I'm playing with macros in Rust and want to do nested expansion, i.e. combinatorics.
This is the code I've written:
macro_rules! nested {
(
$(arg $arg:ident;)*
$(fun $fun:ident;)*
) => {
$(
$fun($($arg),*);
)*
}
}
fn show1(a: i32, b: i32, c: i32) {
println!("show1: {} {} {}", a, b, c);
}
fn show2(a: i32, b: i32, c: i32) {
println!("show2: {} {} {}", a, b, c);
}
fn main() {
let a = 1;
let b = 2;
let c = 3;
nested! {
arg a;
arg b;
arg c;
fun show1;
fun show2;
}
}
Playground
I want this to expand to
fn main() {
let a = 1;
let b = 2;
let c = 3;
// iteration over $fun
show1(/* iteration over $arg */a, b, c);
show2(/* iteration over $arg */a, b, c);
}
However, it seems that Rust doesn't support this and instead complains:
error: inconsistent lockstep iteration: 'fun' has 2 items, but 'arg' has 3
So apparently it ignores the inner iteration.

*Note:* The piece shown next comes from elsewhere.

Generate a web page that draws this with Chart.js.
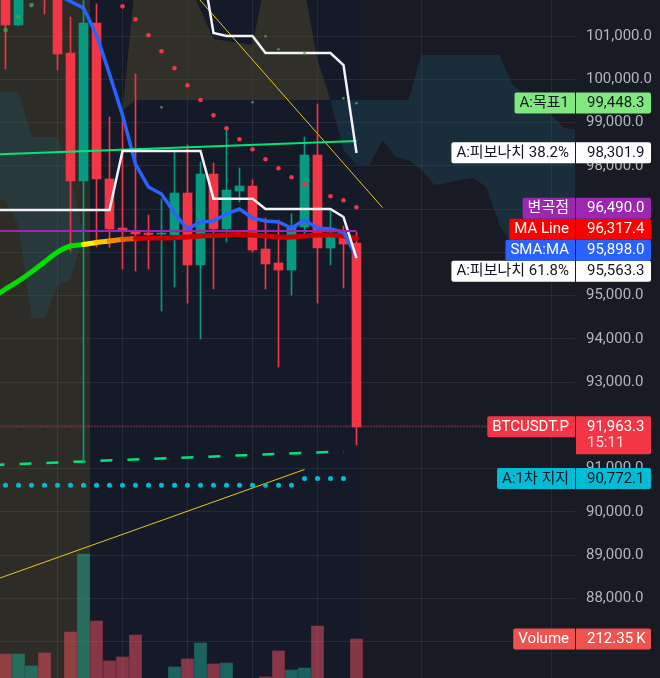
<!DOCTYPE html>
<html><head><meta charset="utf-8">
<script src="https://cdn.jsdelivr.net/npm/chart.js@4.4.1/dist/chart.umd.min.js"></script>
<style>html,body{margin:0;padding:0;background:#181b24;overflow:hidden}#wrap{width:660px;height:678px}</style>
</head><body><div id="wrap"><canvas id="c" width="660" height="678"></canvas></div>
<script>
// ---------------- DATA ----------------
const candles = [0,1,2,3,4,5,6,7,8,9,10,11,12,13,14,15,16,17,18,19,20,21,22,23,24,25,26,27];
const opens  = [102000,101254,102100,102700,102000,100607,97648,101300,97694,96561,96468,96445,96420,96399,97370,95706,97809,96538,97416,97532,96075,95752,95590,96584,98249,96099,96445,96214];
const highs  = [102200,102300,102800,102900,102200,101439,102050,101740,99127,99104,100121,96861,97231,98341,98480,98087,98064,98873,97948,97671,96792,96746,96885,98665,99428,97000,96607,96468];
const lows   = [100237,101240,101900,101508,100214,96029,91151,96122,96110,95613,95567,95613,94642,95197,94827,93995,95151,96237,97162,96006,95151,93347,95012,96376,94827,95706,95174,91544];
const closes = [101254,102100,102500,102000,100584,97648,101300,97694,96538,96520,96422,96410,96445,97370,95706,97809,96538,97439,97532,96052,95729,95590,96607,98249,96099,96445,96191,91963.3];
const volumesK = [161.5,161.5,120.7,164.9,70,236.1,500.9,273.5,137.7,151.3,225.9,55,48,117.3,144.5,198.8,127.5,130.9,60,75,83.4,171.6,107.2,113.9,256.5,65,72,212.35];

const priceTicks = [87000,88000,89000,90000,91000,92000,93000,94000,95000,96000,97000,98000,99000,100000,101000];

const smaIdx  = [4,5,6,7,8,9,10,11,12,13,14,15,16,17,18,19,20,21,22,23,24,25,26,27];
const smaVals = [101950,101802,101647,101023,100121,99173,98041,97509,97347,96908,96538,96700,96723,96885,97000,96792,96723,96700,96561,96746,96561,96538,96468,95898];

const maIdx  = [-1,0,1,2,3,4,5,6,7,8,9,10,11,12,13,14,15,16,17,18,19,20,21,22,23,24,25,26,27];
const maVals = [94945,95151,95336,95543,95775,96006,96145,96179,96226,96260,96295,96318,96330,96330,96341,96353,96376,96388,96399,96411,96399,96376,96353,96353,96376,96399,96399,96376,96317.4];

const chanLowIdx  = [-1,0,1,2,3,4,5,6,7,8,9,10,11,12,13,14,15,16,17,18,19,20,21,22,23,24,25,26,27];
const chanLowVals = [96977,96977,96977,96977,96977,96977,96977,96977,96977,96977,98341,98341,98341,98341,98341,98341,98341,97240,97240,97240,97240,97000,97000,97000,97000,97000,97000,96815,95867];
const chanHighIdx  = [14,15,16,17,18,19,20,21,22,23,24,25,26,27];
const chanHighVals = [103600,102870,101069,101000,101000,101000,100607,100607,100607,100607,100607,100607,100329,98295];

const trendGreenIdx = [-1,27];   const trendGreenVals = [98258,98572];
const pivotIdx = [-1,27];        const pivotVals = [96490,96490];
const supportDashIdx = [-1,26];  const supportDashVals = [91082,91396];
const trendAIdx = [14,29];       const trendAVals = [102160,97033];
const trendBIdx = [-1,23];       const trendBVals = [88407,90978];
const priceLineIdx = [-1,45];    const priceLineVals = [91963.3,91963.3];

const support1Idx  = [0,1,2,3,4,5,6,7,8,9,10,11,12,13,14,15,16,17,18,19,20,21,22,23,24,25,26];
const support1Vals = [90612,90612,90612,90612,90612,90612,90612,90612,90612,90612,90612,90612,90612,90612,90612,90612,90612,90612,90612,90612,90612,90612,90612,90772.1,90772.1,90772.1,90772.1];

const sarRedIdx  = [9,10,11,12,13,14,15,16,17,18,19,20,21,22,23,24,25,26,27];
const sarRedVals = [101686,101386,101016,100646,100253,99860,99520,99166,98866,98612,98380,98149,97941,97733,97571,97428,97294,97201,97040];
const sarGreenIdx  = [0,1,2];
const sarGreenVals = [101138,101439,101716];
const smallGreenIdx  = [12,19,20,21,23,26,27];
const smallGreenVals = [99351,99467,100993,100692,100600,99559,99444];

const tealIdx   = [-1,0,1,2,3,4,5,6];
const tealUpper = [99705,99705,99705,98665,98665,98665,97786,96399];
const tealLower = [97208,97208,96630,94480,94480,95243,95359,96399];
const oliveIdx   = [9,10,11,12,13,14,15,16,17,18,19,20,21,22,23,24,25];
const oliveUpper = [99283,102294,102294,102294,102294,102294,101601,100930,100884,100838,100792,102294,102294,102294,102063,100445,99520];
const oliveLower = [99283,99520,99520,99520,99520,99520,99520,99520,99520,99520,99520,99520,99520,99520,99520,99520,99520];
const blueIdx   = [25,26,27,28,29,30,31,32,33,34,35,36,37,38,39,40,41,42,43,44];
const blueUpper = [99520,99520,99520,99520,99520,99520,99520,100560,100560,100560,100560,100560,100560,100560,99867,99636,99520,99173,98873,98827];
const blueLower = [99520,98364,98018,98018,98595,98202,98133,97902,97555,97601,97671,97717,97509,96630,96168,96052,95937,95937,95867,95821];

const sessionEdges = [6.5, 27.5];
const timeGridIdx = [4,9,14,19,24,32,42];

const tagNames  = ['A:목표1','A:피보나치 38.2%','변곡점','MA Line','SMA:MA','A:피보나치 61.8%','BTCUSDT.P','A:1차 지지'];
const tagValues = [99448.3,98301.9,96490.0,96317.4,95898.0,95563.3,91963.3,90772.1];
const countdownText = '15:11';
const volumeTagName = 'Volume';
const volumeTagValue = 212.35;

// ---------------- STYLE / LAYOUT ----------------
const FONT = "Roboto, 'Noto Sans CJK KR', 'Noto Sans', sans-serif";
const FSIZE = 15;
const GRID = 'rgba(255,255,255,0.07)';
const UP = '#089981', DOWN = '#f23645';
const tagStyles = [
  {bg:'#81e87f', fg:'#131722'}, {bg:'#ffffff', fg:'#131722'}, {bg:'#9c27b0', fg:'#ffffff'},
  {bg:'#ff0000', fg:'#ffffff'}, {bg:'#2962ff', fg:'#ffffff'}, {bg:'#ffffff', fg:'#131722'},
  {bg:'#f23645', fg:'#ffffff'}, {bg:'#00bcd4', fg:'#131722'}];
const maSegColors = ['#00e000','#00e000','#00e000','#00e000','#00e000','#00e000','#00e000','#ffee00','#ffc800','#f08c00','#e85a00'];
const PLOT_W = 575, BAR_STEP = 13;
const xMin = -5.5 / BAR_STEP, xMax = xMin + PLOT_W / BAR_STEP;
const PX_PER_UNIT = 0.043254;
const yMax = 101000 + 36 / PX_PER_UNIT, yMin = yMax - 678 / PX_PER_UNIT;

const isUp = i => closes[i] >= opens[i];
const pts = (xs, ys) => xs.map((x, i) => ({x, y: ys[i]}));
const fmt = v => v.toLocaleString('en-US', {minimumFractionDigits:1, maximumFractionDigits:1});

const ds = [];
const add = d => { ds.push(d); return ds.length - 1; };
const L = (o) => Object.assign({type:'line', yAxisID:'y', pointRadius:0, borderWidth:2, tension:0, fill:false}, o);

// clouds
let lo = add(L({data: pts(tealIdx, tealLower), borderWidth:0, order:100}));
add(L({data: pts(tealIdx, tealUpper), borderWidth:0, fill:{target:lo}, backgroundColor:'rgba(30,90,110,0.3)', order:100}));
lo = add(L({data: pts(oliveIdx, oliveLower), borderWidth:0, order:100}));
add(L({data: pts(oliveIdx, oliveUpper), borderWidth:0, fill:{target:lo}, backgroundColor:'rgba(75,70,40,0.5)', order:100}));
lo = add(L({data: pts(blueIdx, blueLower), borderWidth:0, order:100}));
add(L({data: pts(blueIdx, blueUpper), borderWidth:0, fill:{target:lo}, backgroundColor:'rgba(30,90,110,0.3)', order:100}));

// volume
add({type:'bar', yAxisID:'yVol', data: pts(candles, volumesK), barThickness:12, grouped:false, borderWidth:0,
     backgroundColor: candles.map(i => isUp(i) ? 'rgba(34,171,148,0.5)' : 'rgba(247,82,95,0.5)'), order:90});

// trend lines
add(L({data: pts(trendAIdx, trendAVals), borderColor:'#e6c619', borderWidth:1, order:80}));
add(L({data: pts(trendBIdx, trendBVals), borderColor:'#e6c619', borderWidth:1, order:80}));
add(L({data: pts(priceLineIdx, priceLineVals), borderColor:'#f23645', borderWidth:1, borderDash:[1,2], order:75}));
add(L({data: pts(supportDashIdx, supportDashVals), borderColor:'#00e676', borderWidth:2.5, borderDash:[12,15], order:70}));
add(L({data: pts(support1Idx, support1Vals), showLine:false, pointRadius:2.5, pointBorderWidth:0, pointBackgroundColor:'#00bcd4', order:70}));

// candles
add({type:'bar', yAxisID:'y', data: candles.map(i => ({x:i, y:[lows[i], highs[i]]})), barThickness:1, grouped:false, borderWidth:0,
     backgroundColor: candles.map(i => isUp(i) ? UP : DOWN), order:60});
add({type:'bar', yAxisID:'y', data: candles.map(i => ({x:i, y:[opens[i], closes[i]]})), barThickness:9, grouped:false, borderWidth:0, minBarLength:1,
     backgroundColor: candles.map(i => isUp(i) ? UP : DOWN), order:59});

// indicator lines
add(L({data: pts(maIdx, maVals), borderWidth:5, tension:0.3, borderCapStyle:'round', borderColor:'#cc0000',
       segment:{borderColor: c => maSegColors[c.p0DataIndex] || '#cc0000'}, order:38}));
add(L({data: pts(smaIdx, smaVals), borderColor:'#2962ff', borderWidth:3.5, order:37}));
add(L({data: pts(trendGreenIdx, trendGreenVals), borderColor:'#00e676', borderWidth:2, order:36}));
add(L({data: pts(chanLowIdx, chanLowVals), borderColor:'#f2f2f7', borderWidth:2.5, order:35}));
add(L({data: pts(chanHighIdx, chanHighVals), borderColor:'#f2f2f7', borderWidth:2.5, order:35}));
add(L({data: pts(pivotIdx, pivotVals), borderColor:'#9c27b0', borderWidth:2, order:33}));

// dots
add(L({data: pts(sarRedIdx, sarRedVals), showLine:false, pointRadius:2.3, pointBorderWidth:0, pointBackgroundColor:'#f23645', order:10}));
add(L({data: pts(sarGreenIdx, sarGreenVals), showLine:false, pointRadius:2.4, pointBorderWidth:0, pointBackgroundColor:'rgba(67,160,71,0.85)', order:10}));
add(L({data: pts(smallGreenIdx, smallGreenVals), showLine:false, pointRadius:1.3, pointBorderWidth:0, pointBackgroundColor:'rgba(76,175,80,0.8)', order:10}));

// ---------------- PLUGINS ----------------
const bgPlugin = { id:'bg', beforeDraw(chart){
  const {ctx, chartArea:a, scales:{x}} = chart;
  ctx.save();
  ctx.fillStyle = '#181b24'; ctx.fillRect(0, 0, chart.width, chart.height);
  const e0 = x.getPixelForValue(sessionEdges[0]), e1 = x.getPixelForValue(sessionEdges[1]);
  ctx.fillStyle = '#2d2c27'; ctx.fillRect(a.left, a.top, e0 - a.left, a.bottom - a.top);
  ctx.fillStyle = '#151a29'; ctx.fillRect(e0, a.top, e1 - e0, a.bottom - a.top);
  ctx.restore();
}};

function rr(ctx, x, y, w, h, r){ ctx.beginPath(); if (ctx.roundRect) ctx.roundRect(x, y, w, h, r); else ctx.rect(x, y, w, h); ctx.fill(); }

function drawTag(ctx, a, name, valText, top, h, st, extra){
  const nameW = ctx.measureText(name).width + 11;
  ctx.fillStyle = st.bg;
  rr(ctx, a.right - nameW, top, nameW, 21, [2,0,0,2]);
  rr(ctx, a.right + 1, top, 75, h, [0,2,2,0]);
  ctx.fillStyle = st.fg;
  ctx.textAlign = 'left';
  ctx.fillText(name, a.right - nameW + 5, top + 11);
  ctx.fillText(valText, a.right + 12, top + 11);
  if (extra){ ctx.fillStyle = 'rgba(255,255,255,0.82)'; ctx.fillText(extra, a.right + 12, top + 27); }
}

const tagPlugin = { id:'tags', afterDraw(chart){
  const {ctx, chartArea:a, scales:{y, yVol}} = chart;
  ctx.save();
  ctx.font = FSIZE + 'px ' + FONT; ctx.textBaseline = 'middle';
  const items = tagValues.map((v, i) => ({i, v, yy: y.getPixelForValue(v), h: i === 6 ? 38 : 21}));
  items.sort((p, q) => q.yy - p.yy);
  let limit = Infinity;
  for (const it of items){ let top = it.yy - 10.5; if (top + it.h > limit) top = limit - it.h; it.top = top; limit = top; }
  for (const it of items){
    drawTag(ctx, a, tagNames[it.i], fmt(it.v), it.top, it.h, tagStyles[it.i], it.i === 6 ? countdownText : null);
  }
  const vy = yVol.getPixelForValue(volumeTagValue);
  drawTag(ctx, a, volumeTagName, volumeTagValue.toFixed(2) + '\u2009K', vy - 10.5, 21, {bg:'#ef5350', fg:'#ffffff'}, null);
  ctx.restore();
}};

const noPad = s => { s.paddingTop = 0; s.paddingBottom = 0; s.paddingLeft = 0; s.paddingRight = 0; };

Chart.defaults.font.family = FONT;
new Chart(document.getElementById('c'), {
  type: 'bar',
  data: { datasets: ds },
  options: {
    responsive:false, animation:false, events:[], devicePixelRatio:1,
    layout:{padding:0, autoPadding:false},
    plugins:{legend:{display:false}, tooltip:{enabled:false}},
    scales:{
      x:{ type:'linear', min:xMin, max:xMax, offset:false,
          grid:{color:GRID, drawTicks:false, offset:false}, border:{display:false},
          ticks:{display:false},
          afterBuildTicks: s => { s.ticks = timeGridIdx.map(v => ({value:v})); },
          afterFit: s => { s.height = 0; noPad(s); } },
      y:{ type:'linear', position:'right', min:yMin, max:yMax,
          grid:{color:GRID, drawTicks:false}, border:{display:false},
          ticks:{color:'#b2b5be', font:{size:FSIZE, family:FONT}, padding:11, autoSkip:false, callback: v => fmt(v)},
          afterBuildTicks: s => { s.ticks = priceTicks.map(v => ({value:v})); },
          afterFit: s => { s.width = 85; noPad(s); } },
      yVol:{ type:'linear', display:false, min:80, max:80 + 678 * 3.394 }
    }
  },
  plugins:[bgPlugin, tagPlugin]
});
</script></body></html>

However, if I remove one of the args, to make it 2 items for both, it still complains:
<anon>:7:18: 7:25 error: attempted to repeat an expression containing no
syntax variables matched as repeating at this depth
<anon>:7 $fun($($arg),*);
Is there a way to do what I want?
It seems that it is not possible to do this kind of expansion. Here is a workaround:
macro_rules! nested {
($(arg $arg:ident;)* $(fun $fun:ident;)*) => {
// expand arg to a tuple that will be matched as tt
// in @call_tuple an will be decomposed back to
// a list of args in @call
nested!(@call_tuple $($fun),* @ ($($arg),*))
};
(@call_tuple $($fun:ident),* @ $tuple:tt) => {
$(nested!(@call $fun $tuple))*
};
(@call $fun:ident ($($arg:expr),*)) => {
$fun($($arg),*);
};
}
The @id
is only used to keep the rules internal to the macro.